When the race restarted with 97 to go, Truex took off with the lead and Logano moved into second over Keselowski while Bowman, racing with a damaged left-rear fender, moved into fourth over teammate Elliott. At the time the race resumed to green, Austin Dillon exited his car on pit road and had to be cooled off due to being exposed to fumes and heat as a result of the knocked out crushed panels from the cut tire Dillon sustained at the start of the race. Dillon would end his night in the garage and on a stretcher headed for the infield care center while receiving oxygen and fluids to continue to cool off.
With 75 to go, Truex settled to a lead of nearly a second over Logano.

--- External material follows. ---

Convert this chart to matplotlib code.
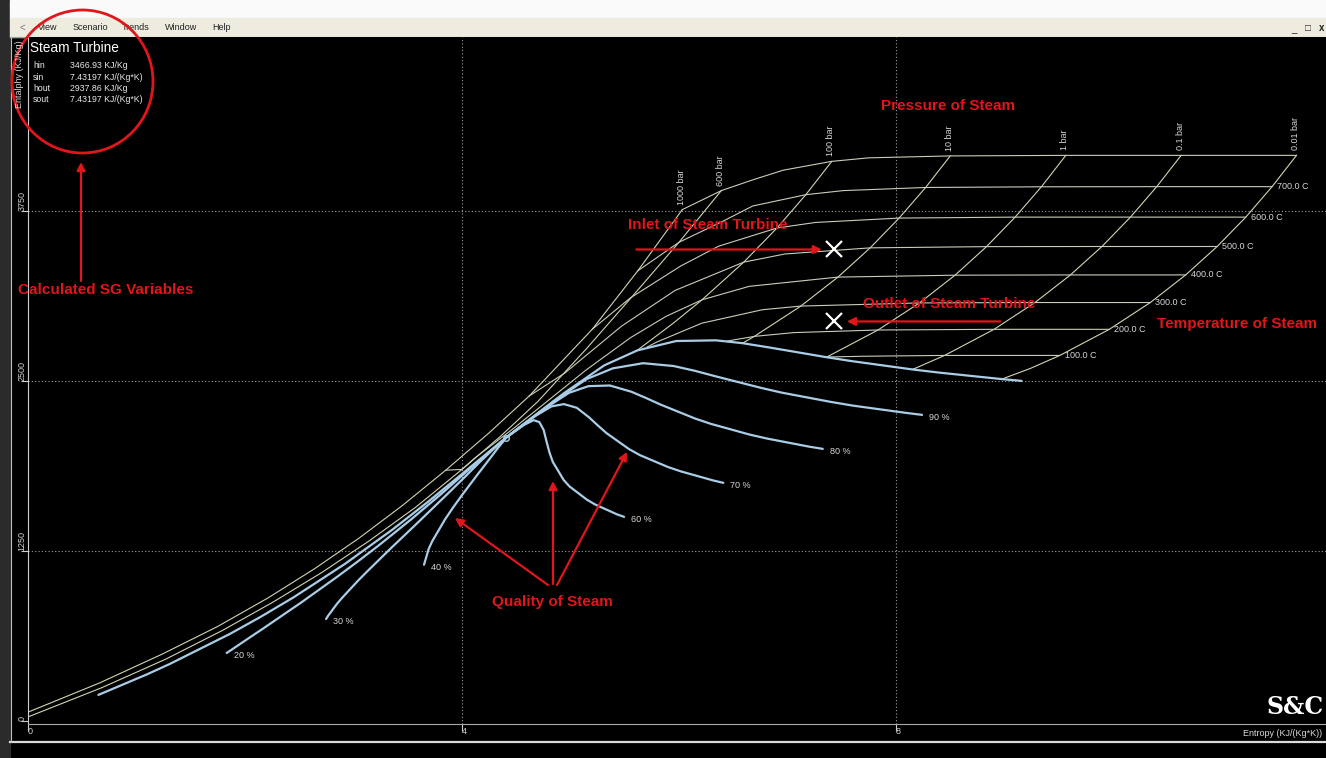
import matplotlib
matplotlib.use("Agg")
import matplotlib.pyplot as plt
from matplotlib.patches import Rectangle, Ellipse

plt.rcParams['font.family'] = ['Liberation Sans', 'DejaVu Sans']

# turbine state points
h_in, s_in = 3466.93, 7.43197
h_out, s_out = 2937.86, 7.43197

# isobars (s, h), from the 800 C end downwards
isobar_1000 = [(6.03, 3760), (5.62, 3310), (5.20, 2880), (4.62, 2390), (4.25, 2119), (3.85, 1844),
               (3.45, 1584), (3.05, 1344), (2.64, 1119), (2.21, 904), (1.75, 696), (1.24, 493),
               (0.66, 280), (0.00, 65)]
isobar_600 = [(6.39, 3900), (6.00, 3520), (5.60, 3150), (5.15, 2740), (4.70, 2350), (4.35, 2090),
              (4.00, 1850), (3.57, 1570), (3.14, 1322), (2.71, 1093), (2.26, 875), (1.79, 665),
              (1.27, 455), (0.68, 245), (0.00, 30)]
isobar_100 = [(7.408, 4115), (7.169, 3870), (6.903, 3625), (6.597, 3374), (6.212, 3097),
              (5.944, 2923), (5.614, 2725)]
isobar_10 = [(8.500, 4155), (8.273, 3923), (8.029, 3698), (7.762, 3479), (7.465, 3264),
             (7.123, 3051), (6.694, 2828), (6.586, 2778)]
isobar_1 = [(9.565, 4159), (9.340, 3928), (9.098, 3705), (8.834, 3488), (8.544, 3278),
            (8.216, 3074), (7.834, 2875), (7.359, 2675)]
isobar_01 = [(10.628, 4159), (10.403, 3929), (10.161, 3705), (9.898, 3489), (9.608, 3280),
             (9.281, 3077), (8.904, 2880), (8.448, 2688), (8.173, 2592), (8.151, 2585)]
isobar_001 = [(11.691, 4159), (11.466, 3929), (11.224, 3705), (10.960, 3489), (10.670, 3280),
              (10.344, 3077), (9.966, 2880), (9.510, 2688), (9.237, 2592), (8.975, 2514)]
isobars = [isobar_1000, isobar_600, isobar_100, isobar_10, isobar_1, isobar_01, isobar_001]
isobar_labels = ['1000 bar', '600 bar', '100 bar', '10 bar', '1 bar', '0.1 bar', '0.01 bar']

# isotherms (s, h), left to right
isotherm_800 = [(6.03, 3760), (6.39, 3900), (6.68, 3979), (6.96, 4050), (7.408, 4115), (7.75, 4141),
                (8.500, 4155), (9.565, 4159), (10.628, 4159), (11.691, 4159)]
isotherm_700 = [(5.62, 3310), (6.00, 3520), (6.42, 3681), (6.68, 3787), (7.169, 3870), (7.514, 3900),
                (8.273, 3923), (9.340, 3928), (10.403, 3929), (11.466, 3929)]
isotherm_600 = [(5.20, 2880), (5.55, 3110), (6.017, 3346), (6.364, 3491), (6.903, 3625), (7.260, 3666),
                (8.029, 3698), (9.098, 3705), (10.161, 3705), (11.224, 3705)]
isotherm_500 = [(4.62, 2390), (4.95, 2560), (5.470, 2903), (5.964, 3166), (6.597, 3374), (6.977, 3434),
                (7.762, 3479), (8.834, 3488), (9.898, 3489), (10.960, 3489)]
isotherm_400 = [(3.85, 1844), (4.00, 1850), (4.114, 1931), (4.476, 2152), (5.142, 2580), (5.554, 2819),
                (5.882, 2976), (6.212, 3097), (6.647, 3196), (7.465, 3264), (8.544, 3278),
                (9.608, 3280), (10.670, 3280)]
isotherm_300 = [(5.705, 2749), (5.794, 2786), (6.210, 2925), (6.768, 3024), (7.123, 3051),
                (8.216, 3074), (9.281, 3077), (10.344, 3077)]
isotherm_200 = [(6.431, 2792), (6.694, 2828), (7.061, 2856), (7.834, 2875), (8.904, 2880), (9.966, 2880)]
isotherm_100 = [(7.355, 2676), (7.695, 2682), (8.448, 2688), (9.510, 2688)]
isotherms = [isotherm_800, isotherm_700, isotherm_600, isotherm_500, isotherm_400,
             isotherm_300, isotherm_200, isotherm_100]
isotherm_labels = ['', '700.0 C', '600.0 C', '500.0 C', '400.0 C', '300.0 C', '200.0 C', '100.0 C']

# quality lines (s, h), from low pressure end to critical point
q0 = [(0.649, 192), (1.091, 341), (1.303, 418), (1.860, 640), (2.138, 763), (2.447, 909), (2.921, 1155),
      (3.360, 1408), (3.684, 1610), (4.015, 1826), (4.407, 2084)]
q20 = [(1.831, 500), (1.880, 526), (2.060, 623), (2.149, 670), (2.391, 802), (2.514, 869), (2.852, 1062),
       (3.028, 1166), (3.226, 1287), (3.532, 1483), (3.811, 1671), (4.009, 1811), (4.200, 1943), (4.407, 2084)]
q30 = [(2.747, 750), (2.767, 775), (2.851, 865), (2.900, 910), (3.042, 1032), (3.120, 1095), (3.348, 1273),
       (3.472, 1367), (3.615, 1476), (3.837, 1647), (4.037, 1803), (4.172, 1911), (4.293, 2002), (4.407, 2084)]
q40 = [(3.650, 1149), (3.692, 1263), (3.725, 1321), (3.844, 1483), (3.917, 1569), (4.004, 1665),
       (4.142, 1811), (4.262, 1935), (4.335, 2012), (4.385, 2060), (4.407, 2084)]
q60 = [(5.494, 1501), (5.427, 1520), (5.227, 1592), (5.150, 1628), (4.992, 1724), (4.937, 1772), (4.837, 1905),
       (4.807, 1972), (4.783, 2043), (4.753, 2139), (4.713, 2198), (4.660, 2212), (4.571, 2177), (4.407, 2084)]
q70 = [(6.409, 1751), (6.314, 1769), (6.019, 1835), (5.900, 1867), (5.642, 1954), (5.542, 1998), (5.333, 2116),
       (5.252, 2173), (5.172, 2232), (5.058, 2303), (4.939, 2330), (4.823, 2313), (4.663, 2236), (4.407, 2084)]
q80 = [(7.325, 2001), (7.201, 2017), (6.810, 2077), (6.651, 2106), (6.293, 2185), (6.148, 2224), (5.829, 2327),
       (5.696, 2375), (5.561, 2421), (5.363, 2467), (5.164, 2462), (4.986, 2413), (4.756, 2294), (4.407, 2084)]
q90 = [(8.240, 2251), (8.088, 2266), (7.602, 2319), (7.401, 2346), (6.943, 2415), (6.753, 2450), (6.325, 2537),
       (6.141, 2576), (5.951, 2610), (5.669, 2631), (5.390, 2593), (5.148, 2514), (4.848, 2353), (4.407, 2084)]
q100 = [(9.156, 2501), (8.975, 2514), (8.394, 2562), (8.151, 2585), (7.593, 2646), (7.359, 2675), (6.821, 2748),
        (6.586, 2778), (6.340, 2799), (5.974, 2794), (5.616, 2725), (5.311, 2615), (4.941, 2411), (4.407, 2084)]
quality_lines = [q0, q20, q30, q40, q60, q70, q80, q90, q100]
quality_labels = ['', '20 %', '30 %', '40 %', '60 %', '70 %', '80 %', '90 %', '']
critical = (4.407, 2084)

x_ticks = [0, 4, 8]
y_ticks = [0, 1250, 2500, 3750]

RED = '#e0161b'
W, H = 1326, 758

fig = plt.figure(figsize=(W / 100, H / 100), dpi=100, facecolor='black')

# window frame / menu bar
bg = fig.add_axes([0, 0, 1, 1])
bg.set_xlim(0, W)
bg.set_ylim(H, 0)
bg.axis('off')
bg.add_patch(Rectangle((0, 0), W, H, color='black'))
bg.add_patch(Rectangle((0, 0), 10, H, color='#2b2b2b'))
bg.add_patch(Rectangle((10, 0), W - 10, 18, color='#fafafa'))
bg.add_patch(Rectangle((10, 18), W - 10, 19, color='#eeebdf'))
bg.plot([10, W], [37, 37], color='#a0a0a0', lw=0.8)
bg.plot([10, W], [742, 742], color='#dcdcdc', lw=1.6)
bg.plot([10.5, 10.5], [37, 742], color='#bdbdbd', lw=0.8)
bg.text(22, 27.5, '<', fontsize=7, color='#777777', ha='center', va='center')
for name, xm in [('View', 38), ('Scenario', 73), ('Trends', 122), ('Window', 165), ('Help', 212)]:
    bg.text(xm, 27.5, name, fontsize=6.5, color='#222222', ha='left', va='center')
bg.text(1294, 29, '_', fontsize=7, color='#222222', ha='center', va='center')
bg.text(1308, 28, '\u25a1', fontsize=7, color='#222222', ha='center', va='center')
bg.text(1322, 28, 'x', fontsize=7, color='#222222', ha='center', va='center', weight='bold')

# chart axes
x0, y_top, y_bot = 28, 37, 724
px_s, px_h = 108.5, 0.136
ax = fig.add_axes([x0 / W, 1 - y_bot / H, (W - x0) / W, (y_bot - y_top) / H], zorder=2)
ax.set_facecolor('black')
ax.set_xlim(0, (W - x0) / px_s)
ax.set_ylim(-(y_bot - 721) / px_h, (721 - y_top) / px_h)
for sp in ['top', 'right']:
    ax.spines[sp].set_visible(False)
ax.spines['left'].set_color('#d0d0d0')
ax.spines['bottom'].set_color('#a8a8a8')
ax.set_xticks(x_ticks)
ax.set_xticklabels([str(v) for v in x_ticks])
ax.set_yticks(y_ticks)
ax.set_yticklabels([str(v) for v in y_ticks])
ax.tick_params(colors='#d0d0d0', labelsize=6.5, length=5, width=0.8, direction='out')
ax.tick_params(axis='x', pad=-3)
ax.tick_params(axis='y', pad=-4)
for lab in ax.get_xticklabels():
    lab.set_ha('left')
for lab in ax.get_yticklabels():
    lab.set_rotation(90)
    lab.set_va('bottom')
ax.set_axisbelow(True)
ax.grid(True, color='#9c9c9c', linestyle=(0, (1, 2)), lw=0.8)
ax.get_xgridlines()[0].set_visible(False)
ax.get_ygridlines()[0].set_visible(False)

for pts, lab in zip(isobars, isobar_labels):
    ax.plot([p[0] for p in pts], [p[1] for p in pts], color='#cfd6b2', lw=0.8)
    ax.annotate(lab, xy=pts[0], xytext=(-1, 5), textcoords='offset pixels', rotation=90,
                ha='center', va='bottom', fontsize=6.5, color='#d8d8d8')

for pts, lab in zip(isotherms, isotherm_labels):
    ax.plot([p[0] for p in pts], [p[1] for p in pts], color='#c6cfba', lw=0.8)
    if lab:
        ax.annotate(lab, xy=pts[-1], xytext=(5, 0), textcoords='offset pixels',
                    ha='left', va='center', fontsize=6.5, color='#d8d8d8')

for pts, lab in zip(quality_lines, quality_labels):
    ax.plot([p[0] for p in pts], [p[1] for p in pts], color='#a9cde6', lw=1.6, solid_capstyle='round')
    if lab:
        ax.annotate(lab, xy=pts[0], xytext=(7, -3), textcoords='offset pixels',
                    ha='left', va='center', fontsize=6.5, color='#d8d8d8')

ax.plot(*critical, 'o', ms=4, mfc='none', mec='#a9cde6', mew=1)

# turbine inlet / outlet
ax.plot([s_in, s_out], [h_in, h_out], 'x', color='white', ms=11, mew=1.6, zorder=5)
ax.annotate('', xy=(s_in, h_in), xytext=(-198, 0), textcoords='offset pixels',
            xycoords='data', arrowprops=dict(arrowstyle='-|>', color=RED, lw=1.6,
                                             mutation_scale=12, shrinkA=0, shrinkB=9))
ax.annotate('', xy=(s_out, h_out), xytext=(166, 0), textcoords='offset pixels',
            xycoords='data', arrowprops=dict(arrowstyle='-|>', color=RED, lw=1.6,
                                             mutation_scale=12, shrinkA=0, shrinkB=9))

ax.text(0.997, -0.008, 'Entropy (KJ/(Kg*K))', transform=ax.transAxes, ha='right', va='top',
        fontsize=6.5, color='#d8d8d8')

# overlay: info panel and red annotations
ov = fig.add_axes([0, 0, 1, 1], zorder=5)
ov.set_xlim(0, W)
ov.set_ylim(H, 0)
ov.axis('off')

ov.text(19, 40, 'Entalphy (KJ/Kg)', rotation=90, ha='center', va='top', fontsize=6.5, color='#d8d8d8')
ov.text(30, 48, 'Steam Turbine', ha='left', va='center', fontsize=9.8, color='white')
rows = [('hin', f'{h_in:.2f} KJ/Kg'), ('sin', f'{s_in:.5f} KJ/(Kg*K)'),
        ('hout', f'{h_out:.2f} KJ/Kg'), ('sout', f'{s_out:.5f} KJ/(Kg*K)')]
for i, (k, v) in enumerate(rows):
    ov.text(33, 66 + i * 11.3, k, ha='left', va='center', fontsize=6.3, color='#e8e8e8')
    ov.text(70, 66 + i * 11.3, v, ha='left', va='center', fontsize=6.3, color='#e8e8e8')

ov.add_patch(Ellipse((82.5, 81.5), 141, 143, fill=False, ec=RED, lw=2))
ov.annotate('', xy=(81, 162), xytext=(81, 281),
            arrowprops=dict(arrowstyle='-|>', color=RED, lw=1.6, mutation_scale=12, shrinkA=0, shrinkB=0))

red_kw = dict(color=RED, fontsize=11, weight='bold', va='center')
ov.text(18, 290, 'Calculated SG Variables', ha='left', **red_kw)
ov.text(948, 106, 'Pressure of Steam', ha='center', **red_kw)
ov.text(628, 225, 'Inlet of Steam Turbine', ha='left', **red_kw)
ov.text(863, 304, 'Outlet of Steam Turbine', ha='left', **red_kw)
ov.text(1157, 324, 'Temperature of Steam', ha='left', **red_kw)
ov.text(492, 602, 'Quality of Steam', ha='left', **red_kw)
for tail, head in [((548, 585), (455, 518)), ((553, 584), (553, 481)), ((557, 585), (627, 452))]:
    ov.annotate('', xy=head, xytext=tail,
                arrowprops=dict(arrowstyle='-|>', color=RED, lw=1.6, mutation_scale=12, shrinkA=0, shrinkB=0))

ov.text(1324, 719, 'S&C', ha='right', va='bottom', fontsize=17, weight='bold',
        family='DejaVu Serif', color='white')

fig.savefig('out.png', dpi=100, facecolor='black')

Meanwhile, Blaney, who rallied from his late pit road penalty, was in fifth followed by Bowman while Johnson had fallen to 10th ahead of Newman. Byron was in 12th followed by Bowyer while Wallace had fallen back to 17th.

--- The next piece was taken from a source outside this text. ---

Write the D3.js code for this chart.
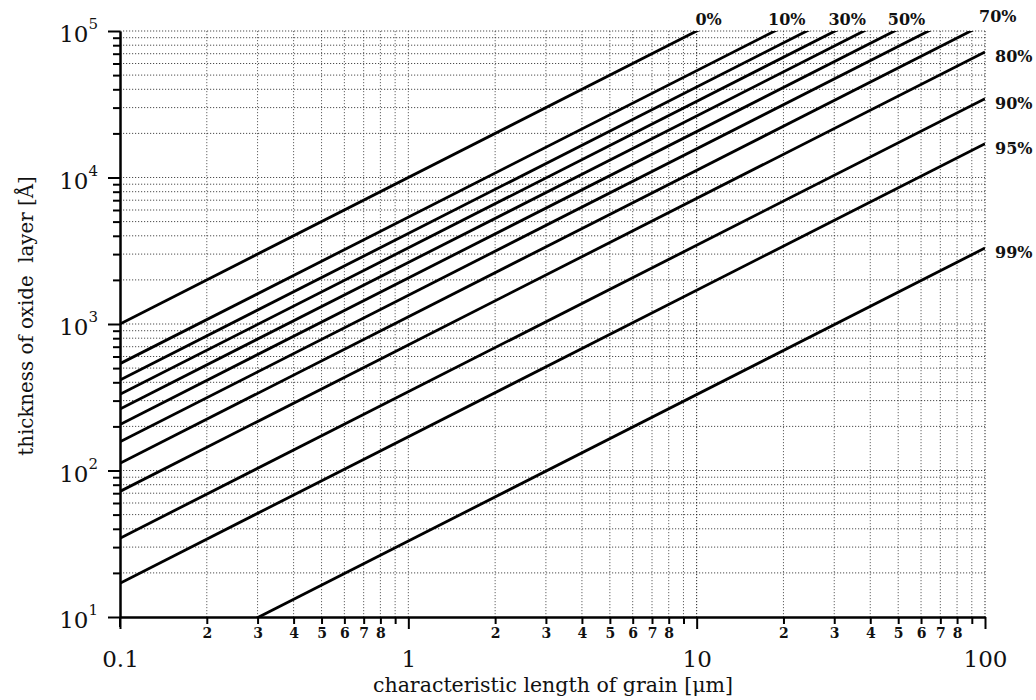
<!DOCTYPE html>
<html>
<head>
<meta charset="utf-8">
<script src="https://cdn.jsdelivr.net/npm/d3@7"></script>
<style>
  html, body { margin: 0; padding: 0; background: #fff; }
  svg { display: block; }
  text { font-family: "DejaVu Serif", "Liberation Serif", serif; fill: #111; }
</style>
</head>
<body>
<svg id="chart" width="1036" height="700"></svg>
<script>
// Oxide-layer thickness vs. characteristic grain length, one line per oxidised fraction
const fractions = ["0%", "10%", "20%", "30%", "40%", "50%", "60%", "70%", "80%", "90%", "95%", "99%"];
const grainLengths = [0.1, 100];                       // µm, ends of each line
const thicknessAtStart = [1000, 536, 415, 331, 263, 206, 157, 112, 72, 34.5, 17, 3.3];           // Å at 0.1 µm
const thicknessAtEnd = [1e6, 536000, 415000, 331000, 263000, 206000, 157000, 112000, 72000, 34500, 17000, 3300]; // Å at 100 µm
const labelledTop = ["0%", "10%", "30%", "50%", "70%"];
const labelledRight = ["80%", "90%", "95%", "99%"];

const xMajor = [0.1, 1, 10, 100];
const xMajorLabels = ["0.1", "1", "10", "100"];
const xMinor = [0.2,0.3,0.4,0.5,0.6,0.7,0.8,0.9, 2,3,4,5,6,7,8,9, 20,30,40,50,60,70,80,90];
const xMinorLabels = ["2", "3", "4", "5", "6", "7", "8", ""];
const yMajor = [10, 100, 1000, 10000, 100000];
const yMajorExp = ["1", "2", "3", "4", "5"];
const yMinor = [20,30,40,50,60,70,80,90, 200,300,400,500,600,700,800,900,
                2000,3000,4000,5000,6000,7000,8000,9000, 20000,30000,40000,50000,60000,70000,80000,90000];

const svg = d3.select("#chart");
const m = { left: 120, right: 985, top: 31, bottom: 617 };

const x = d3.scaleLog().domain([0.1, 100]).range([m.left, m.right]);
const y = d3.scaleLog().domain([10, 1e5]).range([m.bottom, m.top]);

// dotted grid
const grid = svg.append("g").attr("stroke", "#222").attr("stroke-width", 1)
  .attr("stroke-dasharray", "1.2,1.8").attr("fill", "none");
grid.selectAll(".gv").data(xMinor.concat([1, 10, 100])).join("line")
  .attr("x1", d => x(d)).attr("x2", d => x(d)).attr("y1", m.top).attr("y2", m.bottom)
  .attr("stroke-opacity", d => (d === 10 || d === 100) ? 1 : 0.7);
grid.selectAll(".gh").data(yMinor.concat([100, 1000, 10000, 100000])).join("line")
  .attr("y1", d => y(d)).attr("y2", d => y(d)).attr("x1", m.left).attr("x2", m.right)
  .attr("stroke-opacity", 0.8);

// clipped data lines
svg.append("clipPath").attr("id", "plotArea")
  .append("rect").attr("x", m.left).attr("y", m.top).attr("width", m.right - m.left).attr("height", m.bottom - m.top);

const series = fractions.map((f, i) => ({
  name: f,
  points: [[grainLengths[0], thicknessAtStart[i]], [grainLengths[1], thicknessAtEnd[i]]]
}));

const line = d3.line().x(d => x(d[0])).y(d => y(d[1]));
svg.append("g").attr("clip-path", "url(#plotArea)")
  .selectAll("path").data(series).join("path")
  .attr("d", d => line(d.points))
  .attr("fill", "none").attr("stroke", "#000").attr("stroke-width", 2.8);

// axes
const axisLayer = svg.append("g");
const xMinorAxis = axisLayer.append("g").attr("transform", `translate(0,${m.bottom})`)
  .call(d3.axisBottom(x).tickValues(xMinor).tickSize(7).tickSizeOuter(0)
    .tickFormat((d, i) => xMinorLabels[i % 8]));
xMinorAxis.selectAll("text").attr("font-size", 14).attr("font-weight", "bold").attr("dy", "0.75em");
const xMajorAxis = axisLayer.append("g").attr("transform", `translate(0,${m.bottom})`)
  .call(d3.axisBottom(x).tickValues(xMajor).tickSize(12).tickSizeOuter(0)
    .tickFormat((d, i) => xMajorLabels[i]));
xMajorAxis.selectAll("text").attr("font-size", 23).attr("dy", "1.5em");

axisLayer.append("g").attr("transform", `translate(${m.left},0)`)
  .call(d3.axisLeft(y).tickValues(yMinor).tickSize(7).tickSizeOuter(0).tickFormat(""));
axisLayer.append("g").attr("transform", `translate(${m.left},0)`)
  .call(d3.axisLeft(y).tickValues(yMajor).tickSize(12).tickSizeOuter(0).tickFormat(""));

axisLayer.selectAll(".domain").attr("stroke", "#000").attr("stroke-width", 2);
axisLayer.selectAll(".tick line").attr("stroke", "#000").attr("stroke-width", 2);
axisLayer.selectAll(".tick text").style("font-family", "DejaVu Serif, serif").attr("fill", "#111");
// y axis extends a little past the corner
axisLayer.append("line").attr("x1", m.left).attr("x2", m.left).attr("y1", m.bottom).attr("y2", m.bottom + 10)
  .attr("stroke", "#000").attr("stroke-width", 2);

// power-of-ten labels on y
const yLab = svg.append("g").selectAll("text").data(yMajor).join("text")
  .attr("x", m.left - 22).attr("y", d => y(d) + 11)
  .attr("text-anchor", "end").attr("font-size", 23);
yLab.append("tspan").text("10");
yLab.append("tspan").attr("font-size", 15).attr("dy", -13).text((d, i) => yMajorExp[i]);

// axis titles
svg.append("text").attr("x", 553).attr("y", 692)
  .attr("text-anchor", "middle").attr("font-size", 20.5)
  .text("characteristic length of grain [\u03bcm]");
svg.append("text").attr("transform", `translate(33,316) rotate(-90)`)
  .attr("text-anchor", "middle").attr("font-size", 19.8).style("white-space", "pre")
  .text("thickness of oxide  layer [\u00c5]");

// fraction labels
const topThickness = 1e5;
const labels = svg.append("g").attr("font-weight", "bold").attr("font-size", 16);
labelledTop.forEach(f => {
  const i = fractions.indexOf(f);
  // grain length where the line reaches the top of the plot
  const L = grainLengths[0] * topThickness / thicknessAtStart[i];
  const isLast = f === "70%";
  labels.append("text")
    .attr("x", x(L) + (isLast ? 27 : 12))
    .attr("y", isLast ? 22 : 25)
    .attr("text-anchor", "middle")
    .text(f);
});
labelledRight.forEach(f => {
  const i = fractions.indexOf(f);
  labels.append("text")
    .attr("x", m.right + 10)
    .attr("y", y(thicknessAtEnd[i]) + 10)
    .attr("text-anchor", "start")
    .text(f);
});
</script>
</body>
</html>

As the laps continued to dwindle, Truex extended his advantage to two seconds over teammates Logano and Keselowski with Blaney pursuing by three seconds and Elliott by four seconds. With 40 to go, Truex settled to a lead nearly three seconds over Blaney, who overtook his teammates and was trying to pursue Truex. Twenty laps later, Truex extended his advantage to four seconds as only 15 competitors were scored on the lead lap. With 10 to go, Truex stabilized his lead to nearly five seconds over Blaney and nearly six laps for Keselowski as he started to approach lapped traffic.
Despite the heavy lapped traffic, Truex cautiously worked his way through each corner and remained uncontested through the final circuits as he claimed the checkered flag to win by more than four seconds over Blaney and become the seventh winner of this year’s Cup Series season.
Prior to the 2019 Cup season, Truex was 0-80 in short track wins. After tonight, he has won four of the last six short-track races.
“We’ve been working a long time on trying to figure this place out and just chipping away at it,” Truex said. “The last couple of years, we’ve been really strong. [October 2018] was a heartbreaker going at the end of the race there, last year to get the win and this year. Hats off to the guys. We started the first run, pushed the right-front tire off and were terrible. Really good adjustments by the guys, I wanna thank all of them, SiriusXM, Bass Pro [Shops], Auto-Owners [Insurance], everybody that makes this possible. Congrats to James [Small] on his first win. He’s doing an awesome job. It’s a big day for us. We did what we had to do. Thanks to everybody back at [Joe Gibbs Racing] for working through all these tough times and everything else. It feels a little strange out here, to be honest.”
Blaney rallied from struggling early in the race to finish second for his fifth top-five finish of the season followed by teammates Keselowski and Logano while Elliott settled in fifth. Bowman, DiBenedetto, Byron, Kurt Busch and Johnson finished in the top 10 as only 14 competitors finished on the lead lap.
The race featured 14 lead changes with eight different leaders. There were seven cautions for 52 laps.
Harvick continues to lead the regular-season series standings by 28 points over Logano and 47 over Elliott.
1. Martin Truex Jr., 132 laps led
2. Ryan Blaney, 34 laps led
3. Brad Keselowski, five laps led
4. Joey Logano, 234 laps led, Stage 1 winner
5. Chase Elliott, one lap led
6. Alex Bowman
7. Matt DiBenedetto
8. William Byron
9. Kurt Busch
10. Jimmie Johnson, 70 laps led, Stage 2 winner
11. Bubba Wallace
12. Ryan Newman
13. Chris Buescher
14. Michael McDowell
15. Kevin Harvick, one lap behind
16. Tyler Reddick, one lap behind
17. Clint Bowyer, one lap behind
18. Corey LaJoie, one lap behind, five laps led
19. Kyle Busch, one lap behind
20. Erik Jones, three laps behind
21. Ricky Stenhouse Jr., three laps behind
22. Ty Dillon, three laps behind
23. Matt Kenseth, three laps behind
24. Denny Hamlin, three laps behind
25. John Hunter Nemechek, three laps behind
26. Ryan Preece, four laps behind
27. Daniel Suarez, six laps behind
28. Christopher Bell, six laps behind
29. Cole Custer, six laps behind
30. Brennan Poole, six laps behind
31. J.J. Yeley, seven laps behind
32. David Starr, 21 laps behind
33. Aric Almirola – OUT, Battery, 19 laps led
34. Quin Houff, 26 laps behind
35. Joey Gase, 36 laps behind
36. Garrett Smithley, 50 laps behind
37. Austin Dillon – OUT, Fatigue
38. Reed Sorenson – OUT, Electrical
39. Timmy Hill – OUT, Fuel Pump
Next on the NASCAR Cup Series schedule is Homestead-Miami Speedway, which will occur on June 14 and cap off a quadruple-header weekend of racing in south Florida. The race will air at 3:30 p.m. ET on FOX.